= THE REQUEST =
Repeat, please, only the lines from the top of the data down to the line with "import * as"; include both of those lines.

:::::

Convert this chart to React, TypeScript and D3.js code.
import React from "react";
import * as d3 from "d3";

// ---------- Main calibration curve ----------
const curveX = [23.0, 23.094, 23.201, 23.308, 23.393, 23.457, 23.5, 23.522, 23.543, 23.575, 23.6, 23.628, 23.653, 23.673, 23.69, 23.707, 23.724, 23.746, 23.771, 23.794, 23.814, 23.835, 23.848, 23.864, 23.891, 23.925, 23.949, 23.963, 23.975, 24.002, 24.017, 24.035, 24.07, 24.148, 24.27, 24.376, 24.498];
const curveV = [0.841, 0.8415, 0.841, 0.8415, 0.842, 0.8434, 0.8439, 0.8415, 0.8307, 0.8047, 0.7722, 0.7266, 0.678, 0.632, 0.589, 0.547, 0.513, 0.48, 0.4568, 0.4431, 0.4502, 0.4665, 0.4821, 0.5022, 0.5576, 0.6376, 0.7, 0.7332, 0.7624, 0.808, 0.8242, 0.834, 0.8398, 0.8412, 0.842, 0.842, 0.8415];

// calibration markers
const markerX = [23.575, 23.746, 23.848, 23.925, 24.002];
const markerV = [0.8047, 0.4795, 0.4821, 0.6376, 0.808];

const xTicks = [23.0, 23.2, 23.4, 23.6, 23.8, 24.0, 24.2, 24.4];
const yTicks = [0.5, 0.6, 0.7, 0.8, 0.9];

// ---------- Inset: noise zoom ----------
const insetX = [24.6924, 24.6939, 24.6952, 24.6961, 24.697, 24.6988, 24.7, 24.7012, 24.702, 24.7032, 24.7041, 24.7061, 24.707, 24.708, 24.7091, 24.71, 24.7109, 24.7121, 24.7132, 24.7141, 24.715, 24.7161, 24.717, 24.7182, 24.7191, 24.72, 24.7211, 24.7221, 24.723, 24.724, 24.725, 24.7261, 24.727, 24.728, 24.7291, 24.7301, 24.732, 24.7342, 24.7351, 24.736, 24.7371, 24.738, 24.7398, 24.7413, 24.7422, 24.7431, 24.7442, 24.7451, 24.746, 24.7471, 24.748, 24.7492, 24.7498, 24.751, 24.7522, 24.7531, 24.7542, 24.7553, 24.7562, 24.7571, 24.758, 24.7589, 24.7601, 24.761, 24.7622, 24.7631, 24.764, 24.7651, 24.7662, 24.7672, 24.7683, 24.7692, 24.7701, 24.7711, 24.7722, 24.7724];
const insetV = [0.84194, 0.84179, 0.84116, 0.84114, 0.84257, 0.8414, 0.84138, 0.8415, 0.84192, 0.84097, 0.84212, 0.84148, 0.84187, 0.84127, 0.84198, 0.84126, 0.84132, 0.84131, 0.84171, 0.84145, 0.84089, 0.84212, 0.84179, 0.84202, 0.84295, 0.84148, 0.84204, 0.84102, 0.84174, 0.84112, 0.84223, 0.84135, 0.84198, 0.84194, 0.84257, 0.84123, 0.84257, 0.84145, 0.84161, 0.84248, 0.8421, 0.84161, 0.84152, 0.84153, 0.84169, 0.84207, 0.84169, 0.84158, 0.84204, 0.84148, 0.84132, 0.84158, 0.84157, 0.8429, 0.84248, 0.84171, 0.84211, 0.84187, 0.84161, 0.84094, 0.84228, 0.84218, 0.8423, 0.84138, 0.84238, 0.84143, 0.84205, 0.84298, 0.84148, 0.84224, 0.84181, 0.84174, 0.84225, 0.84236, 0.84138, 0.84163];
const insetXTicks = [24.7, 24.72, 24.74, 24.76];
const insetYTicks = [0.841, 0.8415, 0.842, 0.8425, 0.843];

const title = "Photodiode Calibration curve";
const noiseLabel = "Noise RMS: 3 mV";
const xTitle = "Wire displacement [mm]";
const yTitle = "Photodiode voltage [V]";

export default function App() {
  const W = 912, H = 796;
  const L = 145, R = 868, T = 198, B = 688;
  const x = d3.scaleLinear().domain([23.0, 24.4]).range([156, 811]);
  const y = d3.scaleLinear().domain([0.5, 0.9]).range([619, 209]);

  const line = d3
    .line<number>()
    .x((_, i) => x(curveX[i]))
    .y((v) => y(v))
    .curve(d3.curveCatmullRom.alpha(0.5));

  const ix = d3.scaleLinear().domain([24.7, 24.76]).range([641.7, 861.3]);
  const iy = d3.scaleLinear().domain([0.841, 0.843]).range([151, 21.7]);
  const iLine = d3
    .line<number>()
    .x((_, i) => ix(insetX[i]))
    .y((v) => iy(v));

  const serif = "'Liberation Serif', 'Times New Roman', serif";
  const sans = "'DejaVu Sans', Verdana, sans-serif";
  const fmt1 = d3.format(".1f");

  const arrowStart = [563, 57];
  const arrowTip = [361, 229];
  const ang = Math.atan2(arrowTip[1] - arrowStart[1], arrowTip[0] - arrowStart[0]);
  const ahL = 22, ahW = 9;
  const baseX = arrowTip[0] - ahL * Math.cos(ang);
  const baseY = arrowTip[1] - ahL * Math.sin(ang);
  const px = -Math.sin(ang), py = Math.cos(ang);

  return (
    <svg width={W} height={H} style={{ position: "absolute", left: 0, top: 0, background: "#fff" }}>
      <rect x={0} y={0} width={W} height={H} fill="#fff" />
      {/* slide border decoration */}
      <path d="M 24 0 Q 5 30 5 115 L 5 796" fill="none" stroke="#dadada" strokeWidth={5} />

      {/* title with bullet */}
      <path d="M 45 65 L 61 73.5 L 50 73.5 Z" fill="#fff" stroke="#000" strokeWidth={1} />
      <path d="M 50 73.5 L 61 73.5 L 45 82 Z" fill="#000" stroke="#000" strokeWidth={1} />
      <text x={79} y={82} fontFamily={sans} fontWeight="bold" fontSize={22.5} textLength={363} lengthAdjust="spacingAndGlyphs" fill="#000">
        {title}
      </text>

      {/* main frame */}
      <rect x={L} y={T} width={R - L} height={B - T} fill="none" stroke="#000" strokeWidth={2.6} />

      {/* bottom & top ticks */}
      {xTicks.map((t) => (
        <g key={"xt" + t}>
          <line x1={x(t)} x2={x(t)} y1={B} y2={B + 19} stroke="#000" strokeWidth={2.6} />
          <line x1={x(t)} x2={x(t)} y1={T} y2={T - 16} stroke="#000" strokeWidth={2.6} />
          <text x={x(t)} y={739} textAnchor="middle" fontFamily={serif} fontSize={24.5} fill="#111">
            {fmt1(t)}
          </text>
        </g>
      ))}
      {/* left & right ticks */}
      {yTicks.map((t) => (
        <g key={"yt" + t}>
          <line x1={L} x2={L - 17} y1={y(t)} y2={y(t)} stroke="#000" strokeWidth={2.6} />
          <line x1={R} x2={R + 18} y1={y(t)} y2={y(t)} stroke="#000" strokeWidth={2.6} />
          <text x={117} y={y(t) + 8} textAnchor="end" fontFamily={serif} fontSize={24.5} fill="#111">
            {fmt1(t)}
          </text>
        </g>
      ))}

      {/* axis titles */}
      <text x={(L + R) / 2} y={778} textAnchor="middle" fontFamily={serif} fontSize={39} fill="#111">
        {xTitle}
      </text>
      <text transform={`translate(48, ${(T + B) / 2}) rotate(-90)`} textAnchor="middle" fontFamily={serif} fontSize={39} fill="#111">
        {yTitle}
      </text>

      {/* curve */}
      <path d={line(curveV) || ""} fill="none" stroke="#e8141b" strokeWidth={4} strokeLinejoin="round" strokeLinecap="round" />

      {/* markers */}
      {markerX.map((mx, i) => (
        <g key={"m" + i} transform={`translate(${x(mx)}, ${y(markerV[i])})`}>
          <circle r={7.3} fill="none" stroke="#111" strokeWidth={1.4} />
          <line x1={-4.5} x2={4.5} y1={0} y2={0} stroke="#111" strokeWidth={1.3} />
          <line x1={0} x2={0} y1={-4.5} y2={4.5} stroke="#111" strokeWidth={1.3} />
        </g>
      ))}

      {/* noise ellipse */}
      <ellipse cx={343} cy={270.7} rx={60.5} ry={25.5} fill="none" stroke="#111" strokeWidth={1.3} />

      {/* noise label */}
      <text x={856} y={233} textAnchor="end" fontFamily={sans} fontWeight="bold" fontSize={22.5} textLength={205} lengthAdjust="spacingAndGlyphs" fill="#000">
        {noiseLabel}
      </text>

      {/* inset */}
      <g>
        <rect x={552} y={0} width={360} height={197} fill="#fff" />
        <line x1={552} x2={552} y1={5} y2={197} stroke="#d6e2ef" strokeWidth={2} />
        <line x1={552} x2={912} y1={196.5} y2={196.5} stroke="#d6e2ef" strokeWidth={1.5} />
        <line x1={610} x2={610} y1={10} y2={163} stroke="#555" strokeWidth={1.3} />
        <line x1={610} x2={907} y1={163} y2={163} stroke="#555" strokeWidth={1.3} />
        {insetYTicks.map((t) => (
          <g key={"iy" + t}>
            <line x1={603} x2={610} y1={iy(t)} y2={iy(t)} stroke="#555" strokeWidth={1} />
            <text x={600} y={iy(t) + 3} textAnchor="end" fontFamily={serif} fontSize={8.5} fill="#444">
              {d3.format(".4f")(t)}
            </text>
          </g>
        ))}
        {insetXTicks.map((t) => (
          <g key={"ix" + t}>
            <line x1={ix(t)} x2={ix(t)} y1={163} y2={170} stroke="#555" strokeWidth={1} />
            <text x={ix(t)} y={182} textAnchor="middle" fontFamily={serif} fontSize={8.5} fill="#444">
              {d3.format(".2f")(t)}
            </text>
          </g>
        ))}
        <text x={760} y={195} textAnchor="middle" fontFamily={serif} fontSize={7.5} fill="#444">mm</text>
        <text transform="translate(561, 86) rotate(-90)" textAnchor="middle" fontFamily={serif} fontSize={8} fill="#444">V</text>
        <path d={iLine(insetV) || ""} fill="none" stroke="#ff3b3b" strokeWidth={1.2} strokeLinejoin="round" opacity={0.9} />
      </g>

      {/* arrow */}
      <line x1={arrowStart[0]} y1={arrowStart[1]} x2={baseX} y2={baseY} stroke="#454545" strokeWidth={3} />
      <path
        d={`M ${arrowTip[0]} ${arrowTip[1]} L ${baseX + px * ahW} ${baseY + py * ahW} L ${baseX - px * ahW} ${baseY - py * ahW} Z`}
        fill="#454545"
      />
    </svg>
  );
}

:::::

= WRITTEN ANSWER =
Convert this chart to React, TypeScript and D3.js code.
import React from "react";
import * as d3 from "d3";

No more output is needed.